# SHORT EXERCISE
Starting with the first line of the data below, copy each line up to and including the one containing "13, 2, 0, 2]". Pictures stay out.

** start of ENTRIES SHOWN **

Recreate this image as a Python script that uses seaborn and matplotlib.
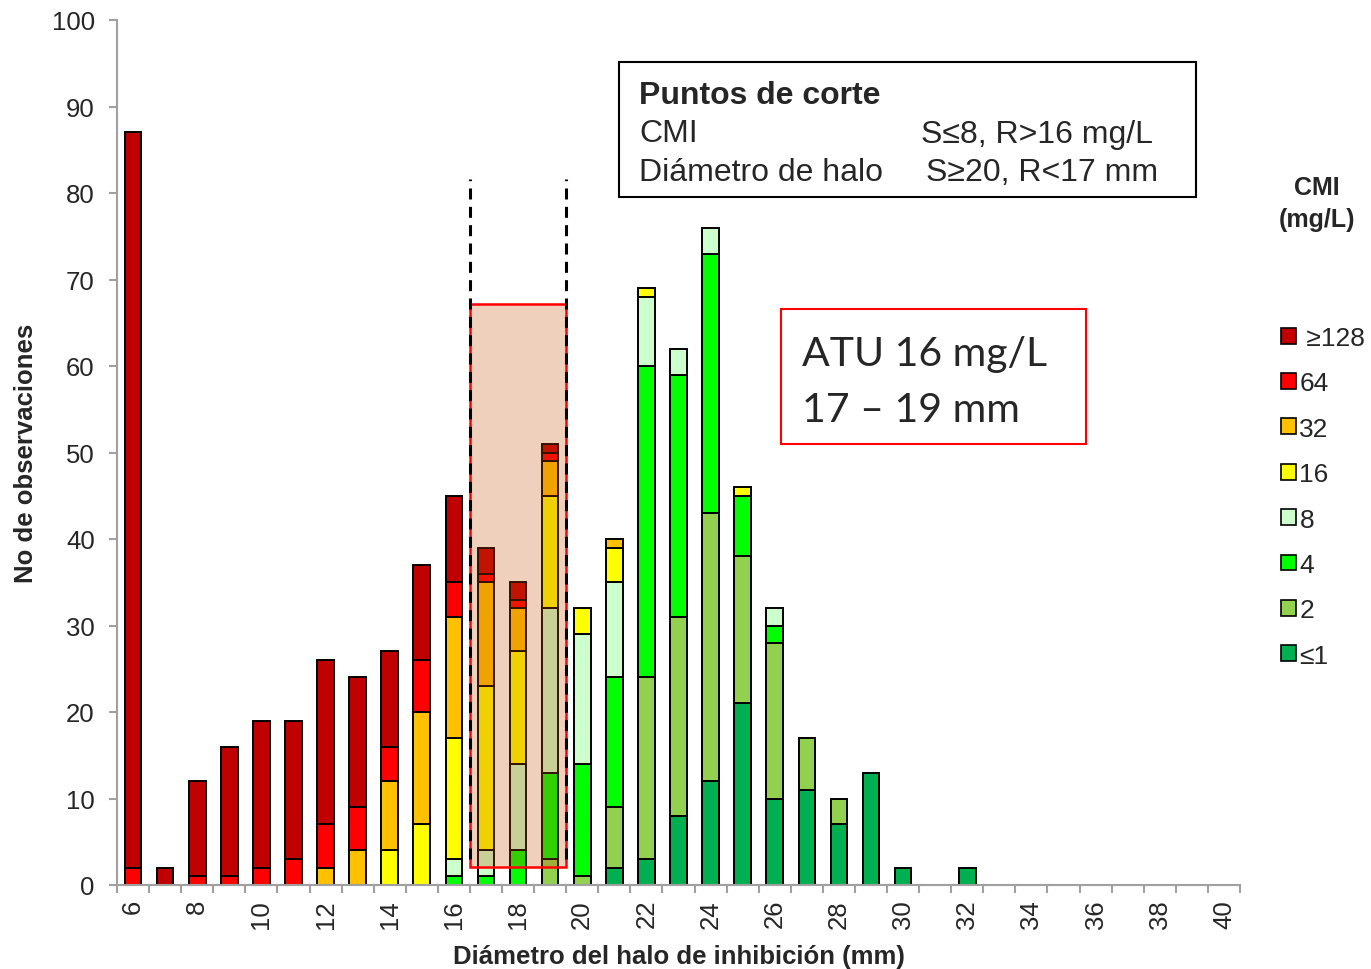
import numpy as np
import pandas as pd
import matplotlib
matplotlib.use("Agg")
import matplotlib.pyplot as plt
from matplotlib.patches import Rectangle, Patch
from matplotlib.ticker import FixedLocator
import seaborn as sns

# Inhibition-zone diameters (mm) and number of isolates per MIC class
diametro = list(range(6, 33))
cmi_ge128 = [85, 2, 11, 15, 17, 16, 19, 15, 11, 11, 10, 3, 2, 1, 0, 0, 0, 0, 0, 0, 0, 0, 0, 0, 0, 0, 0]
cmi_64    = [2, 0, 1, 1, 2, 3, 5, 5, 4, 6, 4, 1, 1, 1, 0, 0, 0, 0, 0, 0, 0, 0, 0, 0, 0, 0, 0]
cmi_32    = [0, 0, 0, 0, 0, 0, 2, 4, 8, 13, 14, 12, 5, 4, 0, 1, 0, 0, 0, 0, 0, 0, 0, 0, 0, 0, 0]
cmi_16    = [0, 0, 0, 0, 0, 0, 0, 0, 4, 7, 14, 19, 13, 13, 3, 4, 1, 0, 0, 1, 0, 0, 0, 0, 0, 0, 0]
cmi_8     = [0, 0, 0, 0, 0, 0, 0, 0, 0, 0, 2, 3, 10, 19, 15, 11, 8, 3, 3, 0, 2, 0, 0, 0, 0, 0, 0]
cmi_4     = [0, 0, 0, 0, 0, 0, 0, 0, 0, 0, 1, 1, 4, 10, 13, 15, 36, 28, 30, 7, 2, 0, 0, 0, 0, 0, 0]
cmi_2     = [0, 0, 0, 0, 0, 0, 0, 0, 0, 0, 0, 0, 0, 3, 1, 7, 21, 23, 31, 17, 18, 6, 3, 0, 0, 0, 0]
cmi_le1   = [0, 0, 0, 0, 0, 0, 0, 0, 0, 0, 0, 0, 0, 0, 0, 2, 3, 8, 12, 21, 10, 11, 7, 13, 2, 0, 2]

niveles = ["≥128", "64", "32", "16", "8", "4", "2", "≤1"]
etiquetas_leyenda = [" ≥128", "64", "32", "16", "8", "4", "2", "≤1"]
colores = ["#C00000", "#FF0000", "#FFC000", "#FFFF00", "#CCFFCC", "#00FF00", "#92D050", "#00B050"]
series = [cmi_ge128, cmi_64, cmi_32, cmi_16, cmi_8, cmi_4, cmi_2, cmi_le1]

ticks_x = list(range(6, 41, 2))
ticks_y = list(range(0, 101, 10))

# Long-format table for seaborn
filas = []
for nivel, valores in zip(niveles, series):
    for d, n in zip(diametro, valores):
        if n > 0:
            filas.append({"diametro": d, "CMI": nivel, "n": n})
df = pd.DataFrame(filas)

sns.set_theme(style="white")
plt.rcParams["font.family"] = ["Liberation Sans", "DejaVu Sans"]

W, H = 1371, 970
fig = plt.figure(figsize=(W / 100, H / 100), dpi=100)
ax = fig.add_axes([117 / W, 1 - 886 / H, (1240 - 117) / W, (886 - 21) / H])

sns.histplot(
    data=df, x="diametro", weights="n", hue="CMI", hue_order=niveles,
    palette=dict(zip(niveles, colores)), multiple="stack", discrete=True,
    shrink=0.52, edgecolor="black", linewidth=1.4, alpha=1, legend=False, ax=ax,
)
for p in list(ax.patches):
    if p.get_height() == 0:
        p.remove()

ax.set_xlim(5.5, 40.5)
ax.set_ylim(0, 100)

gris = "#A0A0A0"
for s in ["top", "right"]:
    ax.spines[s].set_visible(False)
for s in ["left", "bottom"]:
    ax.spines[s].set_color(gris)
    ax.spines[s].set_linewidth(1.5)

ax.set_yticks(ticks_y)
ax.tick_params(axis="y", direction="out", length=6, width=1.5, color=gris,
               labelsize=18.5, pad=10, left=True)
ax.set_xticks(ticks_x)
ax.set_xticklabels([str(t) for t in ticks_x], rotation=90)
ax.xaxis.set_minor_locator(FixedLocator(np.arange(5.5, 41, 1.0)))
ax.tick_params(axis="x", which="major", length=0, labelsize=18.5, pad=10, bottom=True)
ax.tick_params(axis="x", which="minor", direction="out", length=6, width=1.5,
               color=gris, bottom=True)
ax.grid(False)

ax.set_xlabel("Diámetro del halo de inhibición (mm)", fontsize=18.5, fontweight="bold", labelpad=12)
ax.set_ylabel("No de observaciones", fontsize=18.5, fontweight="bold", labelpad=10)

# Highlighted ATU zone (17-19 mm)
ax.add_patch(Rectangle((16.5, 2.1), 3.0, 65.1, facecolor="#C44C00", alpha=0.26,
                       edgecolor="none", zorder=5))
ax.add_patch(Rectangle((16.5, 2.1), 3.0, 65.1, facecolor="none", edgecolor="#FF0000",
                       linewidth=1.8, zorder=6))
for xv in (16.5, 19.5):
    ax.plot([xv, xv], [3.0, 81.6], color="black", linewidth=2.2,
            dashes=(3.6, 2.4), zorder=7)

def fx(px):
    return px / W

def fy(py):
    return 1 - py / H

# Breakpoints box
fig.patches.append(Rectangle((fx(619), fy(198)), fx(1196) - fx(619), fy(63) - fy(198),
                             transform=fig.transFigure, facecolor="white",
                             edgecolor="black", linewidth=1.5, zorder=10))
fs_box = 23
fig.text(fx(639), fy(104), "Puntos de corte", fontsize=fs_box, fontweight="bold",
         va="baseline", zorder=11)
fig.text(fx(639), fy(142.5), "CMI", fontsize=fs_box, va="baseline", zorder=11)
fig.text(fx(921), fy(142.5), "S≤8, R>16 mg/L", fontsize=fs_box, va="baseline", zorder=11)
fig.text(fx(639), fy(181), "Diámetro de halo", fontsize=fs_box, va="baseline", zorder=11)
fig.text(fx(926), fy(181), "S≥20, R<17 mm", fontsize=fs_box, va="baseline", zorder=11)

# ATU box
fig.patches.append(Rectangle((fx(781), fy(445)), fx(1086) - fx(781), fy(310) - fy(445),
                             transform=fig.transFigure, facecolor="white",
                             edgecolor="#FF0000", linewidth=1.5, zorder=10))
fig.text(fx(802), fy(366), "ATU 16 mg/L", fontsize=29.5, family="Lato",
         va="baseline", zorder=11)
fig.text(fx(802), fy(422), "17 – 19 mm", fontsize=29.5, family="Lato",
         va="baseline", zorder=11)

# Legend
fig.text(fx(1317), fy(188), "CMI", fontsize=18, fontweight="bold", ha="center", va="center")
fig.text(fx(1317), fy(220), "(mg/L)", fontsize=18, fontweight="bold", ha="center", va="center")
handles = [Patch(facecolor=c, edgecolor="black", linewidth=1.2) for c in colores]
fig.legend(handles, etiquetas_leyenda, loc="upper left",
           bbox_to_anchor=(fx(1281), fy(327)), frameon=False, fontsize=19,
           handlelength=0.55, handleheight=0.55, handletextpad=0.15,
           labelspacing=0.81, borderpad=0, borderaxespad=0)

fig.savefig("out.png", dpi=100)
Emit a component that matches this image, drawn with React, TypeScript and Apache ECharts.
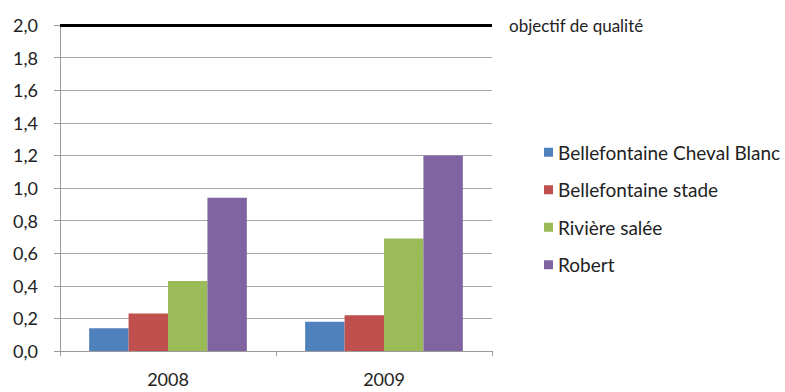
import React, { useEffect, useRef } from "react";
import * as echarts from "echarts";

const years = ["2008", "2009"];
const stations = [
  "Bellefontaine Cheval Blanc",
  "Bellefontaine stade",
  "Rivière salée",
  "Robert",
];
const chevalBlanc = [0.14, 0.18];
const stade = [0.23, 0.22];
const riviereSalee = [0.43, 0.69];
const robert = [0.94, 1.2];
const stationColors = ["#4f81bd", "#c0504d", "#9bbb59", "#8064a2"];
const objectifQualite = 2.0;
const objectifLabel = "objectif de qualité";

const fmt = (v: number) => v.toFixed(1).replace(".", ",");

export default function App() {
  const ref = useRef<HTMLDivElement>(null);
  useEffect(() => {
    if (!ref.current) return;
    const chart = echarts.init(ref.current, null, { renderer: "svg" });
    const values = [chevalBlanc, stade, riviereSalee, robert];
    const font = "Lato";
    chart.setOption({
      animation: false,
      backgroundColor: "#ffffff",
      textStyle: { fontFamily: font },
      grid: { left: 60, right: 293, top: 25, bottom: 41 },
      legend: {
        orient: "vertical",
        left: 539,
        top: 137,
        itemWidth: 9,
        itemHeight: 9,
        itemGap: 17,
        icon: "rect",
        data: stations,
        textStyle: { fontFamily: font, fontSize: 19, color: "#222", lineHeight: 20.5 },
      },
      xAxis: {
        type: "category",
        data: years,
        axisLine: { lineStyle: { color: "#9a9a9a" } },
        axisTick: { show: true, length: 5, lineStyle: { color: "#9a9a9a" } },
        axisLabel: { margin: 19, fontSize: 18, color: "#222", fontFamily: font },
      },
      yAxis: {
        type: "value",
        min: 0,
        max: 2,
        interval: 0.2,
        axisLine: { show: true, lineStyle: { color: "#9a9a9a" } },
        axisTick: { show: true, length: 6, lineStyle: { color: "#9a9a9a" } },
        splitLine: { lineStyle: { color: "#a8a8a8" } },
        axisLabel: {
          margin: 22,
          fontSize: 18,
          color: "#222",
          fontFamily: font,
          formatter: (v: number) => fmt(v),
        },
      },
      series: stations.map((name, i) => ({
        name,
        type: "bar",
        data: values[i],
        barGap: "0%",
        barCategoryGap: "27%",
        itemStyle: { color: stationColors[i] },
        ...(i === 0
          ? {
              markLine: {
                silent: true,
                symbol: "none",
                data: [{ yAxis: objectifQualite }],
                lineStyle: { color: "#000", width: 3, type: "solid" },
                label: {
                  show: true,
                  position: "end",
                  distance: 17,
                  formatter: objectifLabel,
                  fontFamily: font,
                  fontSize: 17,
                  color: "#222",
                },
              },
            }
          : {}),
      })),
    });
    return () => chart.dispose();
  }, []);
  return (
    <div
      ref={ref}
      style={{ position: "fixed", left: 0, top: 0, width: 785, height: 392 }}
    />
  );
}
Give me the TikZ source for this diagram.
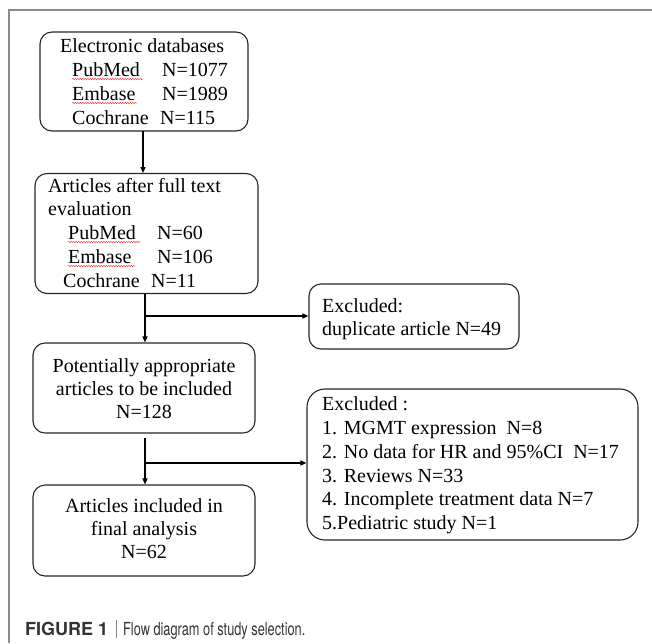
\documentclass[tikz,border=0pt]{standalone}
\usepackage{fontspec}
\setmainfont{Liberation Serif}
\newfontfamily\capfont{TeX Gyre Heros}
\usetikzlibrary{arrows.meta,decorations.pathmorphing}
\begin{document}
\begin{tikzpicture}[x=1pt,y=-1pt,
  box/.style={draw=black!85, line width=1.1pt, rounded corners=12pt, inner sep=0pt},
  arr/.style={draw=black, line width=1.4pt, -{Triangle[length=6pt,width=5pt]}},
  tl/.style={anchor=base west, inner sep=0pt, font=\fontsize{20}{24}\selectfont},
  tc/.style={anchor=base, inner sep=0pt, font=\fontsize{20}{24}\selectfont},
  squig/.style={draw=red!75, line width=0.5pt, decorate, decoration={snake, amplitude=0.7pt, segment length=2.5pt}},
  frame/.style={draw=black!45, line width=1.5pt}]
\useasboundingbox (0,0) rectangle (652,643);
% outer frame
\coordinate (fbl) at (9,643);
\coordinate (ftl) at (9,10);
\coordinate (ftr) at (652,10);
\draw[frame] (fbl) -- (ftl) -- (ftr);

% boxes
\node[box, minimum width=208pt, minimum height=99pt] (b1) at (144,81.5) {};
\node[box, minimum width=223pt, minimum height=120pt] (b2) at (146.5,233.5) {};
\node[box, minimum width=222pt, minimum height=90pt] (b3) at (144,388) {};
\node[box, minimum width=222pt, minimum height=91pt] (b5) at (144,530.5) {};
\node[box, minimum width=210pt, minimum height=65pt] (dup) at (414,316.5) {};
\node[box, rounded corners=18pt, minimum width=331pt, minimum height=151pt] (ex) at (472.5,464.5) {};

% box 1 text
\node[tl] (t11) at (60,52) {Electronic databases};
\node[tl] (t12) at (72,76) {PubMed};
\node[tl] (t12n) at (162,76) {N=1077};
\node[tl] (t13) at (72,100) {Embase};
\node[tl] (t13n) at (162,100) {N=1989};
\node[tl] (t14) at (72,124) {Cochrane};
\node[tl] (t14n) at (160,124) {N=115};
\draw[squig] (72,79) -- (143,79);
\draw[squig] (72,103) -- (137,103);

% box 2 text
\node[tl] (t21) at (48,192) {Articles after full text};
\node[tl] (t22) at (48,215) {evaluation};
\node[tl] (t23) at (68,239) {PubMed};
\node[tl] (t23n) at (157,239) {N=60};
\node[tl] (t24) at (68,263) {Embase};
\node[tl] (t24n) at (157,263) {N=106};
\node[tl] (t25) at (63,287) {Cochrane};
\node[tl] (t25n) at (151,287) {N=11};
\draw[squig] (68,242) -- (140,242);
\draw[squig] (68,266) -- (135,266);

% box 3 text
\node[tc] (t31) at (144,372) {Potentially appropriate};
\node[tc] (t32) at (144,395) {articles to be included};
\node[tc] (t33) at (144,418) {N=128};

% box 5 text
\node[tc] (t51) at (144,512) {Articles included in};
\node[tc] (t52) at (144,535) {final analysis};
\node[tc] (t53) at (144,558) {N=62};

% duplicate box text
\node[tl] (td1) at (322,312) {Excluded:};
\node[tl] (td2) at (322,335) {duplicate article N=49};

% exclusion box text
\node[tl] (te1) at (322,410) {Excluded :};
\node[tl] (te2) at (322,434) {1. MGMT expression\ \ N=8};
\node[tl] (te3) at (322,458) {2. No data for HR and 95\%CI\ \ N=17};
\node[tl] (te4) at (322,482) {3. Reviews N=33};
\node[tl] (te5) at (322,505) {4. Incomplete treatment data N=7};
\node[tl] (te6) at (322,529) {5.Pediatric study N=1};

% connectors
\draw[arr] (143,131) coordinate (a1s) -- (143,173) coordinate (a1e);
\coordinate (j1) at (145,316);
\draw[arr] (b2.south -| j1) -- (b3.north -| j1);
\draw[arr] (j1) -- (dup.west |- j1);
\coordinate (j2) at (145,463);
\draw[arr] (145,438) coordinate (a3s) -- (b5.north -| j2);
\draw[arr] (j2) -- (ex.west |- j2);

% caption
\node[anchor=base west, inner sep=0pt, text=black!80, font=\capfont\fontsize{18}{20}\selectfont] (cap) at (25,635)
  {\textbf{FIGURE 1}\hspace{8pt}{\color{black!50}\rule[-3pt]{0.9pt}{18pt}}\hspace{6pt}\scalebox{0.71}[1]{Flow diagram of study selection.}};
\end{tikzpicture}
\end{document}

** end of ENTRIES SHOWN **

# COMPLETED TASK
Recreate this image as a Python script that uses seaborn and matplotlib.
import numpy as np
import pandas as pd
import matplotlib
matplotlib.use("Agg")
import matplotlib.pyplot as plt
from matplotlib.patches import Rectangle, Patch
from matplotlib.ticker import FixedLocator
import seaborn as sns

# Inhibition-zone diameters (mm) and number of isolates per MIC class
diametro = list(range(6, 33))
cmi_ge128 = [85, 2, 11, 15, 17, 16, 19, 15, 11, 11, 10, 3, 2, 1, 0, 0, 0, 0, 0, 0, 0, 0, 0, 0, 0, 0, 0]
cmi_64    = [2, 0, 1, 1, 2, 3, 5, 5, 4, 6, 4, 1, 1, 1, 0, 0, 0, 0, 0, 0, 0, 0, 0, 0, 0, 0, 0]
cmi_32    = [0, 0, 0, 0, 0, 0, 2, 4, 8, 13, 14, 12, 5, 4, 0, 1, 0, 0, 0, 0, 0, 0, 0, 0, 0, 0, 0]
cmi_16    = [0, 0, 0, 0, 0, 0, 0, 0, 4, 7, 14, 19, 13, 13, 3, 4, 1, 0, 0, 1, 0, 0, 0, 0, 0, 0, 0]
cmi_8     = [0, 0, 0, 0, 0, 0, 0, 0, 0, 0, 2, 3, 10, 19, 15, 11, 8, 3, 3, 0, 2, 0, 0, 0, 0, 0, 0]
cmi_4     = [0, 0, 0, 0, 0, 0, 0, 0, 0, 0, 1, 1, 4, 10, 13, 15, 36, 28, 30, 7, 2, 0, 0, 0, 0, 0, 0]
cmi_2     = [0, 0, 0, 0, 0, 0, 0, 0, 0, 0, 0, 0, 0, 3, 1, 7, 21, 23, 31, 17, 18, 6, 3, 0, 0, 0, 0]
cmi_le1   = [0, 0, 0, 0, 0, 0, 0, 0, 0, 0, 0, 0, 0, 0, 0, 2, 3, 8, 12, 21, 10, 11, 7, 13, 2, 0, 2]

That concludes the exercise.